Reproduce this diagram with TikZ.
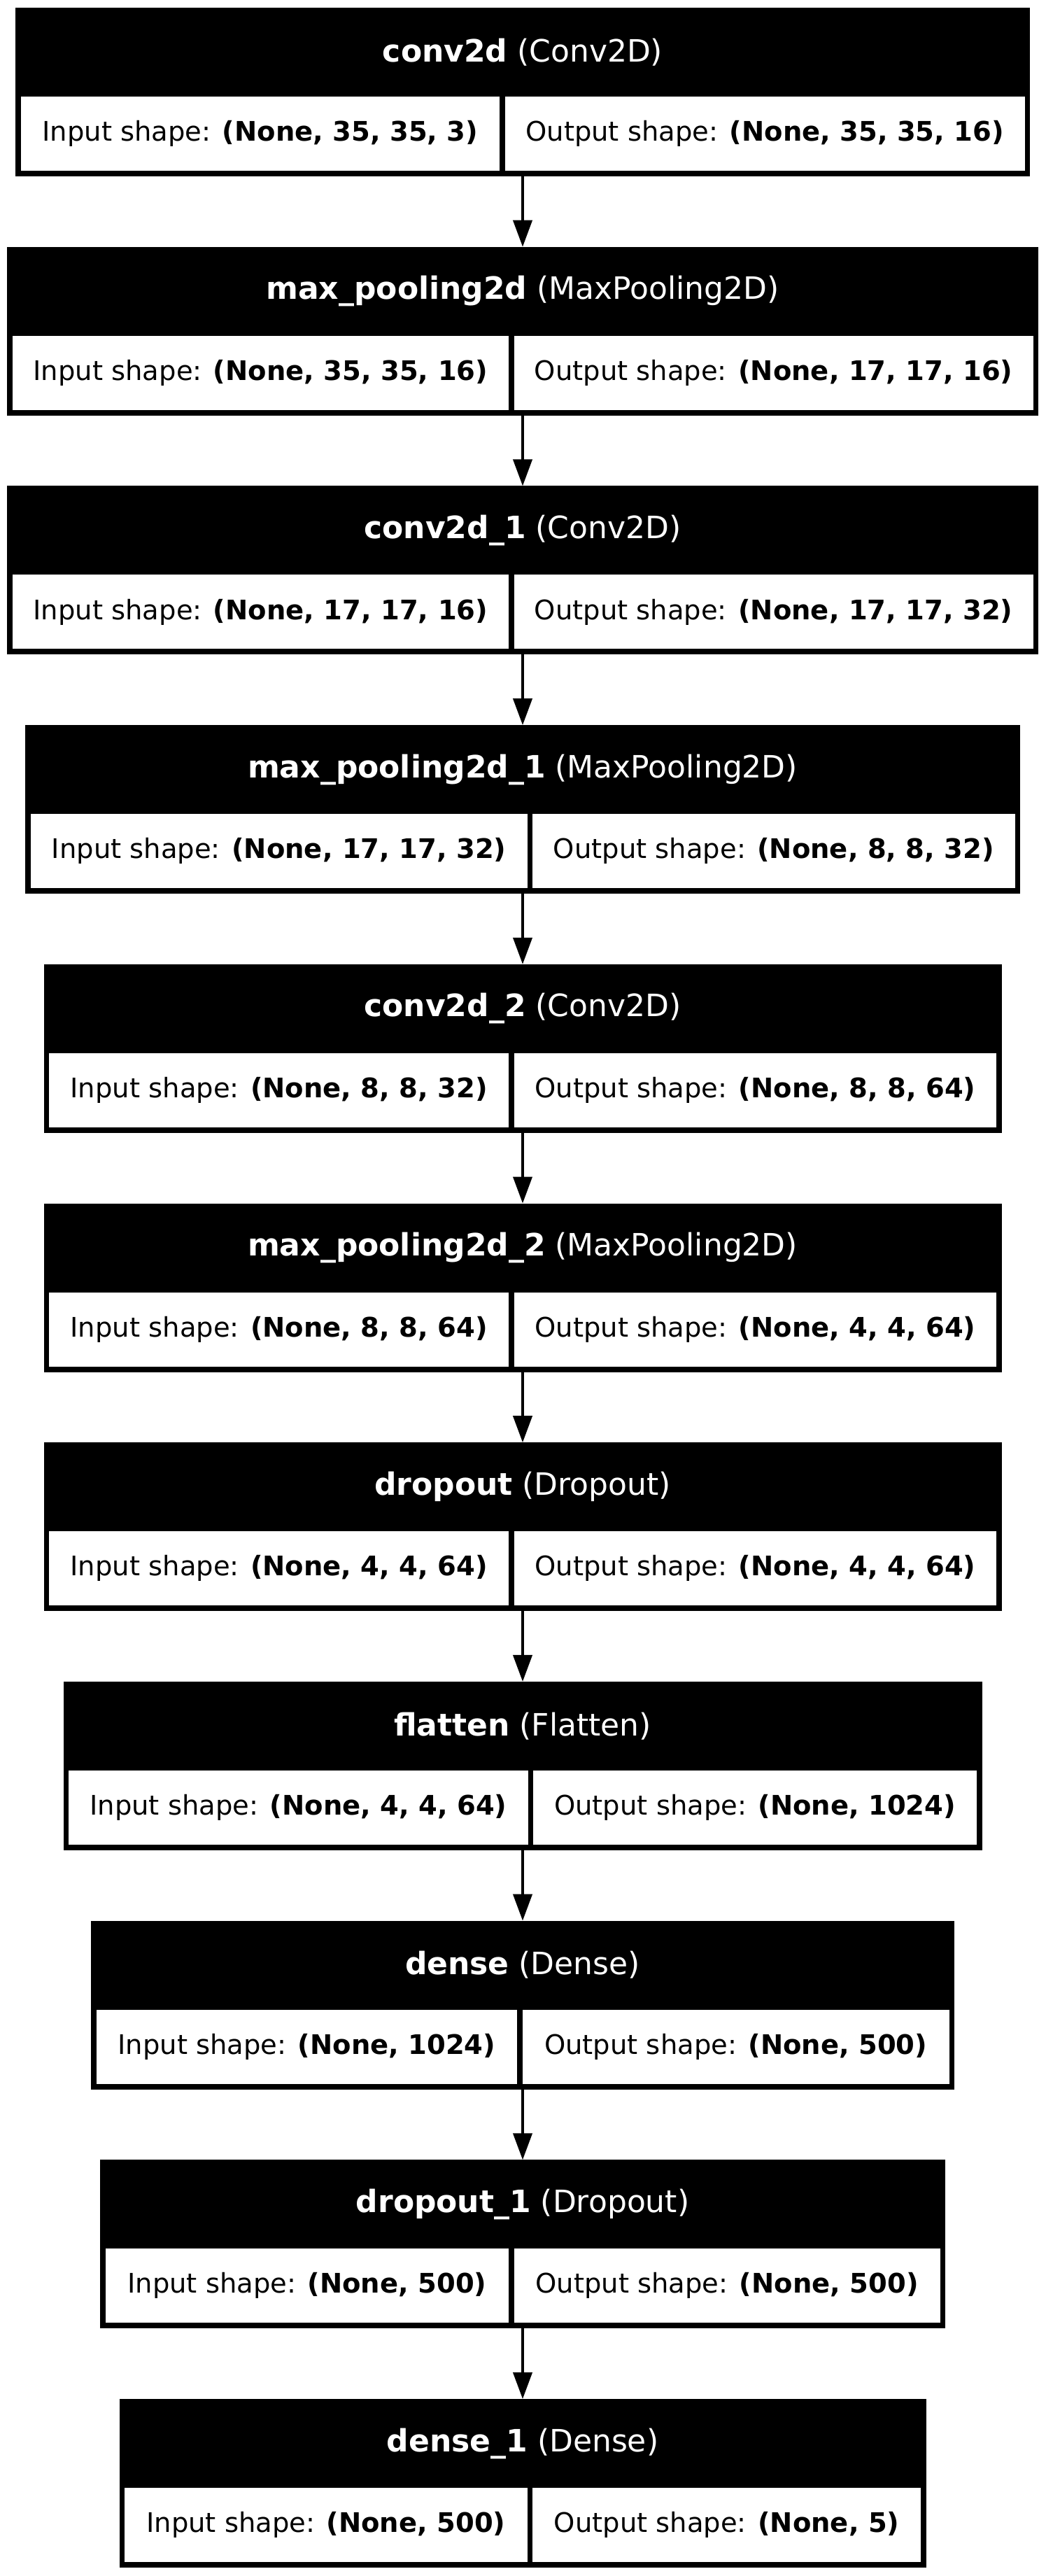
\documentclass[tikz,border=0pt]{standalone}
\usepackage{fontspec}
\setmainfont{DejaVu Sans}
\usetikzlibrary{arrows.meta}
\tikzset{
  layerbox/.style={fill=black, draw=none, inner sep=0pt, outer sep=0pt, minimum height=120.5pt},
  headtext/.style={text=white, inner sep=0pt, font=\fontsize{22pt}{26pt}\selectfont},
  cellbox/.style={fill=white, draw=none, inner sep=0pt, outer sep=0pt, minimum height=53pt, font=\fontsize{19.25pt}{23pt}\selectfont},
  arr/.style={line width=2pt, -{Triangle[length=19pt,width=13.5pt]}}
}
\newcommand\mklayer[7]{%
  \pgfmathsetmacro\ytop{11+341.7*#1}%
  \pgfmathsetmacro\xl{747-#2}%
  \pgfmathsetmacro\xr{747+#2}%
  \pgfmathsetmacro\ymid{\ytop+120.5}%
  \pgfmathsetmacro\yhead{\ytop+63.5}%
  \pgfmathsetmacro\ycell{\ytop+180}%
  \pgfmathsetmacro\liw{(#3-3.75-\xl-7.5)*0.5}%
  \pgfmathsetmacro\lix{(#3-3.75+\xl+7.5)/2}%
  \pgfmathsetmacro\riw{(\xr-7.5-#3-3.75)*0.5}%
  \pgfmathsetmacro\rix{(\xr-7.5+#3+3.75)/2}%
  \node[layerbox, minimum width={#2*1pt}] (L#1) at (747,\ymid) {};
  \node[headtext] (H#1) at (747,\yhead) {\textbf{#4} (#5)};
  \node[cellbox, minimum width={\liw pt}] (I#1) at (\lix,\ycell) {Input shape: \textbf{#6}};
  \node[cellbox, minimum width={\riw pt}] (O#1) at (\rix,\ycell) {Output shape: \textbf{#7}};
}
\begin{document}
\begin{tikzpicture}[x=0.5pt,y=-0.5pt]
\useasboundingbox (0,0) rectangle (1494,3681);
\fill[white] (0,0) rectangle (1494,3681);
\mklayer{0}{725}{718}{conv2d}{Conv2D}{(None, 35, 35, 3)}{(None, 35, 35, 16)}
\mklayer{1}{737}{731}{max\_pooling2d}{MaxPooling2D}{(None, 35, 35, 16)}{(None, 17, 17, 16)}
\mklayer{2}{737}{731}{conv2d\_1}{Conv2D}{(None, 17, 17, 16)}{(None, 17, 17, 32)}
\mklayer{3}{711}{757.5}{max\_pooling2d\_1}{MaxPooling2D}{(None, 17, 17, 32)}{(None, 8, 8, 32)}
\mklayer{4}{684.5}{731}{conv2d\_2}{Conv2D}{(None, 8, 8, 32)}{(None, 8, 8, 64)}
\mklayer{5}{684.5}{731}{max\_pooling2d\_2}{MaxPooling2D}{(None, 8, 8, 64)}{(None, 4, 4, 64)}
\mklayer{6}{684.5}{731}{dropout}{Dropout}{(None, 4, 4, 64)}{(None, 4, 4, 64)}
\mklayer{7}{656.5}{758.5}{flatten}{Flatten}{(None, 4, 4, 64)}{(None, 1024)}
\mklayer{8}{617}{743}{dense}{Dense}{(None, 1024)}{(None, 500)}
\mklayer{9}{604}{731}{dropout\_1}{Dropout}{(None, 500)}{(None, 500)}
\mklayer{10}{576.5}{757.5}{dense\_1}{Dense}{(None, 500)}{(None, 5)}
\foreach \a/\b in {0/1,1/2,2/3,3/4,4/5,5/6,6/7,7/8,8/9,9/10}
  \draw[arr] (L\a.south) -- (L\b.north);
\end{tikzpicture}
\end{document}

## EXERCISE DETAILS
Output the data exactly. Pictures don't belong in the result.

## OUTPUT
Reproduce this diagram with TikZ.
\documentclass[tikz,border=0pt]{standalone}
\usepackage{fontspec}
\setmainfont{DejaVu Sans}
\usetikzlibrary{arrows.meta}
\tikzset{
  layerbox/.style={fill=black, draw=none, inner sep=0pt, outer sep=0pt, minimum height=120.5pt},
  headtext/.style={text=white, inner sep=0pt, font=\fontsize{22pt}{26pt}\selectfont},
  cellbox/.style={fill=white, draw=none, inner sep=0pt, outer sep=0pt, minimum height=53pt, font=\fontsize{19.25pt}{23pt}\selectfont},
  arr/.style={line width=2pt, -{Triangle[length=19pt,width=13.5pt]}}
}
\newcommand\mklayer[7]{%
  \pgfmathsetmacro\ytop{11+341.7*#1}%
  \pgfmathsetmacro\xl{747-#2}%
  \pgfmathsetmacro\xr{747+#2}%
  \pgfmathsetmacro\ymid{\ytop+120.5}%
  \pgfmathsetmacro\yhead{\ytop+63.5}%
  \pgfmathsetmacro\ycell{\ytop+180}%
  \pgfmathsetmacro\liw{(#3-3.75-\xl-7.5)*0.5}%
  \pgfmathsetmacro\lix{(#3-3.75+\xl+7.5)/2}%
  \pgfmathsetmacro\riw{(\xr-7.5-#3-3.75)*0.5}%
  \pgfmathsetmacro\rix{(\xr-7.5+#3+3.75)/2}%
  \node[layerbox, minimum width={#2*1pt}] (L#1) at (747,\ymid) {};
  \node[headtext] (H#1) at (747,\yhead) {\textbf{#4} (#5)};
  \node[cellbox, minimum width={\liw pt}] (I#1) at (\lix,\ycell) {Input shape: \textbf{#6}};
  \node[cellbox, minimum width={\riw pt}] (O#1) at (\rix,\ycell) {Output shape: \textbf{#7}};
}
\begin{document}
\begin{tikzpicture}[x=0.5pt,y=-0.5pt]
\useasboundingbox (0,0) rectangle (1494,3681);
\fill[white] (0,0) rectangle (1494,3681);
\mklayer{0}{725}{718}{conv2d}{Conv2D}{(None, 35, 35, 3)}{(None, 35, 35, 16)}
\mklayer{1}{737}{731}{max\_pooling2d}{MaxPooling2D}{(None, 35, 35, 16)}{(None, 17, 17, 16)}
\mklayer{2}{737}{731}{conv2d\_1}{Conv2D}{(None, 17, 17, 16)}{(None, 17, 17, 32)}
\mklayer{3}{711}{757.5}{max\_pooling2d\_1}{MaxPooling2D}{(None, 17, 17, 32)}{(None, 8, 8, 32)}
\mklayer{4}{684.5}{731}{conv2d\_2}{Conv2D}{(None, 8, 8, 32)}{(None, 8, 8, 64)}
\mklayer{5}{684.5}{731}{max\_pooling2d\_2}{MaxPooling2D}{(None, 8, 8, 64)}{(None, 4, 4, 64)}
\mklayer{6}{684.5}{731}{dropout}{Dropout}{(None, 4, 4, 64)}{(None, 4, 4, 64)}
\mklayer{7}{656.5}{758.5}{flatten}{Flatten}{(None, 4, 4, 64)}{(None, 1024)}
\mklayer{8}{617}{743}{dense}{Dense}{(None, 1024)}{(None, 500)}
\mklayer{9}{604}{731}{dropout\_1}{Dropout}{(None, 500)}{(None, 500)}
\mklayer{10}{576.5}{757.5}{dense\_1}{Dense}{(None, 500)}{(None, 5)}
\foreach \a/\b in {0/1,1/2,2/3,3/4,4/5,5/6,6/7,7/8,8/9,9/10}
  \draw[arr] (L\a.south) -- (L\b.north);
\end{tikzpicture}
\end{document}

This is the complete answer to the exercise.